I asked him if he was a minister, he said, yes, a ‘Reverend’ (He looked 31). Then a lot of other small talks and then he left. He did not come to pray, like how he could have been stereotyped. He was only waiting for his friend who showed up and released him from my boring encounter.
After he left, my soul got back to feeling drained. I knew when I started crying and I knew I had to stop. Stopping wasn’t easy but starting was. I wanted to pray a little bit, but all I did was think how much I wasted to get there and how much I’d waste to get back home. I started thinking about how I wouldn’t have had the time to waste if I had a job. Interviews and the middle of the year and friends getting jobs and more interviews.

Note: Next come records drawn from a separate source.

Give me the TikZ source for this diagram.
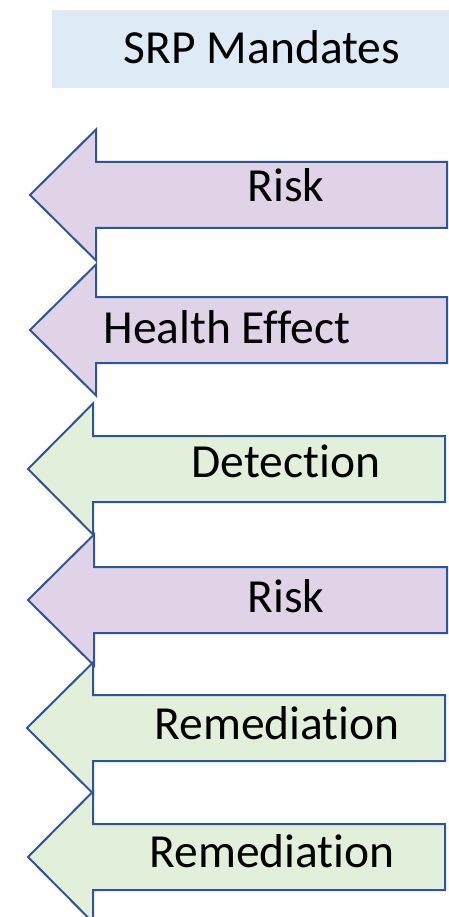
\documentclass[tikz,border=0pt]{standalone}
\usepackage{fontspec}
\setmainfont{Carlito}[Ligatures=CommonOff]

\definecolor{mandateblue}{HTML}{DEEBF7}
\definecolor{riskpurple}{HTML}{E0D3E8}
\definecolor{actgreen}{HTML}{E2EFDA}
\definecolor{edgeblue}{HTML}{2F5597}

\tikzset{
    arrowshape/.style={draw=edgeblue, line width=2pt, line join=miter},
    label/.style={anchor=base, inner sep=0pt, font=\fontsize{47.5}{56}\selectfont}
}

\begin{document}
\begin{tikzpicture}[x=1pt, y=-1pt]
    \useasboundingbox (0,0) rectangle (449,917);

    % Header
    \fill[mandateblue] (52,10) rectangle (449,88);
    \node[label] (title) at (262,64) {SRP Mandates};

    % Arrows: centre / tip / head / right end / fill / text / text x / baseline
    \foreach \c/\tip/\head/\rt/\fillc/\lbl/\tx/\bl [count=\i] in {
        195/30/96/447/riskpurple/Risk/286/202,
        330/30/96/447/riskpurple/Health Effect/227/343,
        469/28/93/445/actgreen/Detection/286/477,
        600/28/94/447/riskpurple/Risk/286/612,
        728/27/93/445/actgreen/Remediation/277/739,
        857/28/93/445/actgreen/Remediation/272/867} {
        \draw[arrowshape, fill=\fillc] (\rt,\c-33) -- (\head,\c-33) -- (\head,\c-65.5)
            -- (\tip,\c) -- (\head,\c+65.5) -- (\head,\c+33) -- (\rt,\c+33) -- cycle;
        \node[label] (mandate\i) at (\tx,\bl) {\lbl};
    }
\end{tikzpicture}
\end{document}
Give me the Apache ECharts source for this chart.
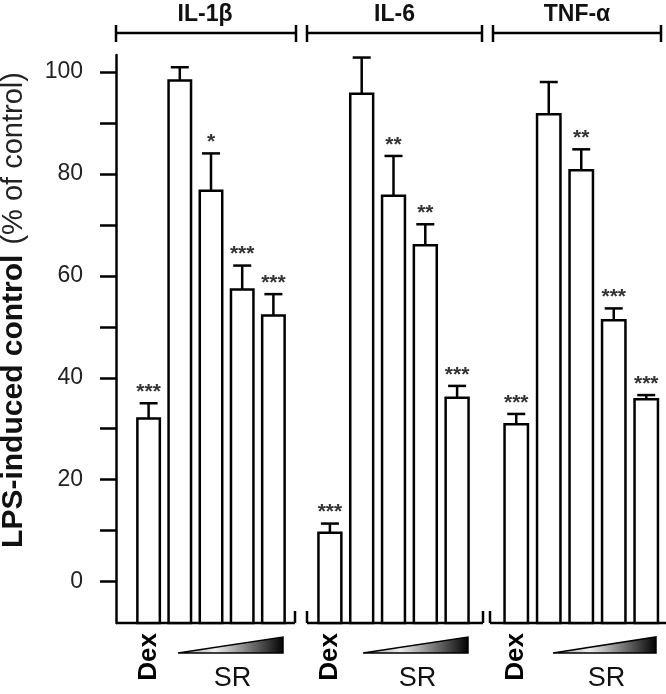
<!DOCTYPE html>
<html>
<head>
<meta charset="utf-8">
<script src="https://cdn.jsdelivr.net/npm/echarts@6/dist/echarts.min.js"></script>
<style>html,body{margin:0;padding:0;background:#fff;}#chart{width:666px;height:694px;}</style>
</head>
<body>
<div id="chart"></div>
<script>
// ---- data ----
const groups = ['IL-1β', 'IL-6', 'TNF-α'];
const categories = ['Dex', 'SR1', 'SR2', 'SR3', 'SR4'];
const il1bMean = [32.0, 98.3, 76.7, 57.3, 52.2];
const il1bErr  = [3.0, 2.6, 7.3, 4.7, 4.2];
const il1bSig  = ['***', '', '*', '***', '***'];
const il6Mean  = [9.6, 95.7, 75.7, 66.0, 36.1];
const il6Err   = [1.8, 7.1, 7.8, 4.1, 2.3];
const il6Sig   = ['***', '', '**', '**', '***'];
const tnfMean  = [30.9, 91.7, 80.7, 51.3, 35.8];
const tnfErr   = [2.0, 6.3, 4.1, 2.3, 0.8];
const tnfSig   = ['***', '', '**', '***', '***'];
const yTicks = [0, 20, 40, 60, 80, 100];
const yMinorTicks = [10, 30, 50, 70, 90];
const yMin = -8.1, yMax = 103.3;

const FONT = 'Liberation Sans, Arial, sans-serif';
const means = [il1bMean, il6Mean, tnfMean];
const errs = [il1bErr, il6Err, tnfErr];
const sigs = [il1bSig, il6Sig, tnfSig];
const gridDefs = [
  {left: 133, width: 156},
  {left: 314, width: 159},
  {left: 500, width: 162.5}
];
const AXIS_OFFSET = 17;

function makeRender(g) {
  return function (params, api) {
    const cat = api.value(0), val = api.value(1), err = api.value(2);
    const base = api.coord([cat, yMin]);
    const top = api.coord([cat, val]);
    const cap = api.coord([cat, val + err]);
    const bw = api.size([1, 0])[0] * 0.72;
    const s = sigs[g][params.dataIndex];
    const children = [
      {type: 'line', shape: {x1: top[0], y1: top[1], x2: top[0], y2: cap[1]}, style: {stroke: '#000', lineWidth: 2.5}},
      {type: 'line', shape: {x1: top[0] - 9, y1: cap[1], x2: top[0] + 9, y2: cap[1]}, style: {stroke: '#000', lineWidth: 2.5}},
      {type: 'rect', shape: {x: base[0] - bw / 2, y: top[1], width: bw, height: base[1] - top[1]}, style: {fill: '#fff', stroke: '#000', lineWidth: 2.5}}
    ];
    if (s) {
      children.push({type: 'text', x: top[0], y: cap[1] - 11, style: {text: s, align: 'center', verticalAlign: 'middle', font: 'bold 21px ' + FONT, fill: '#333'}});
    }
    return {type: 'group', children: children};
  };
}

const option = {
  backgroundColor: '#fff',
  animation: false,
  grid: gridDefs.map(d => ({left: d.left, width: d.width, top: 55, bottom: 71, containLabel: false})),
  xAxis: gridDefs.map((d, i) => ({
    type: 'category', gridIndex: i, data: categories,
    axisLine: {show: false}, axisTick: {show: false}, splitLine: {show: false},
    axisLabel: {
      interval: 0, rotate: 90, margin: 10,
      formatter: (v, idx) => idx === 0 ? v : '',
      fontFamily: FONT, fontWeight: 'bold', fontSize: 26, color: '#000'
    }
  })),
  yAxis: [
    {
      type: 'value', gridIndex: 0, position: 'left', min: yMin, max: yMax, offset: AXIS_OFFSET,
      axisLine: {show: true, lineStyle: {color: '#000', width: 2.5}},
      axisTick: {show: true, length: 16, customValues: yTicks.concat(yMinorTicks), lineStyle: {color: '#000', width: 2.5}},
      axisLabel: {customValues: yTicks, margin: 33, fontFamily: FONT, fontSize: 23, color: '#222'},
      splitLine: {show: false}
    },
    {type: 'value', gridIndex: 1, min: yMin, max: yMax, show: false},
    {type: 'value', gridIndex: 2, min: yMin, max: yMax, show: false}
  ],
  series: [0, 1, 2].map(g => ({
    type: 'custom',
    name: groups[g],
    xAxisIndex: g,
    yAxisIndex: g,
    renderItem: makeRender(g),
    data: means[g].map((m, i) => [i, m, errs[g][i]]),
    clip: false
  })),
  graphic: []
};

// decorations: group brackets, broken baseline, dose wedges, labels
const brackets = [[116, 296], [307, 482], [493, 661]];
const baseSegs = [[116, 295, false, true], [307, 483, true, true], [490, 666, true, false]];
const wedges = [[178, 283], [363, 468], [553, 656]];
const g = [];
brackets.forEach((b, i) => {
  g.push({type: 'line', shape: {x1: b[0], y1: 33, x2: b[1], y2: 33}, style: {stroke: '#000', lineWidth: 2.5}});
  g.push({type: 'line', shape: {x1: b[0], y1: 25, x2: b[0], y2: 42}, style: {stroke: '#000', lineWidth: 2.5}});
  g.push({type: 'line', shape: {x1: b[1], y1: 25, x2: b[1], y2: 42}, style: {stroke: '#000', lineWidth: 2.5}});
  g.push({type: 'text', x: (b[0] + b[1]) / 2 + (i === 0 ? -1 : 0), y: 15, style: {text: groups[i], align: 'center', verticalAlign: 'middle', font: 'bold 23px ' + FONT, fill: '#111'}});
});
baseSegs.forEach(s => {
  g.push({type: 'line', shape: {x1: s[0], y1: 623, x2: s[1], y2: 623}, style: {stroke: '#000', lineWidth: 2.5}});
  if (s[2]) g.push({type: 'line', shape: {x1: s[0], y1: 611, x2: s[0], y2: 623}, style: {stroke: '#000', lineWidth: 2.5}});
  if (s[3]) g.push({type: 'line', shape: {x1: s[1], y1: 611, x2: s[1], y2: 623}, style: {stroke: '#000', lineWidth: 2.5}});
});
wedges.forEach(w => {
  g.push({type: 'polygon', shape: {points: [[w[0], 653], [w[1], 637], [w[1], 653]]},
    style: {stroke: '#000', lineWidth: 1.5,
      fill: {type: 'linear', x: 0, y: 0, x2: 1, y2: 0, colorStops: [{offset: 0, color: '#888'}, {offset: 0.35, color: '#eee'}, {offset: 1, color: '#000'}]}}});
  g.push({type: 'text', x: (w[0] + w[1]) / 2 + 2, y: 679, style: {text: 'SR', align: 'center', verticalAlign: 'middle', font: '27px ' + FONT, fill: '#111'}});
});
g.push({type: 'text', x: 14, y: 310, rotation: Math.PI / 2,
  style: {text: '{b|LPS-induced control}{n|(% of control)}', align: 'center', verticalAlign: 'middle',
    rich: {b: {font: 'bold 30px ' + FONT, fill: '#111'}, n: {font: '29px ' + FONT, fill: '#222', padding: [0, 0, 0, 10]}}}});
option.graphic = g;

const chart = echarts.init(document.getElementById('chart'), null, {renderer: 'canvas'});
chart.setOption(option);
</script>
</body>
</html>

I started thinking about how the country was taking a wrong turn that could affect me, my impending post-graduate imaginary study. I started thinking how my dad retiring would affect the family. I started thinking how the talks on marriage get me cringing. Other sad thoughts began to follow suit. Then I started thinking about how the tree though inconspicuous, someone like the priest could come by again and see me crying. Then I willed myself to stop and leave the tree.
The driver of the bus I took home, at some point he was no longer behind the wheels. He parked the bus and stayed crouched by the side of the road wailing. He cried so much, I think some of the passengers that weren’t on the verge of tears, had to console him. A Lagos driver being that dramatic meant something really happened. The reason I decided to write this.
So he gradually got to explain. No one died. There was no accident or traffic. It was just adulting that caused it. He was having a similar crisis I was having too and we happened to pass paths on same day. So I’ll pray for him while I pray for me just as you’ll pray for me (Oh Thank you) while you pray for yourself.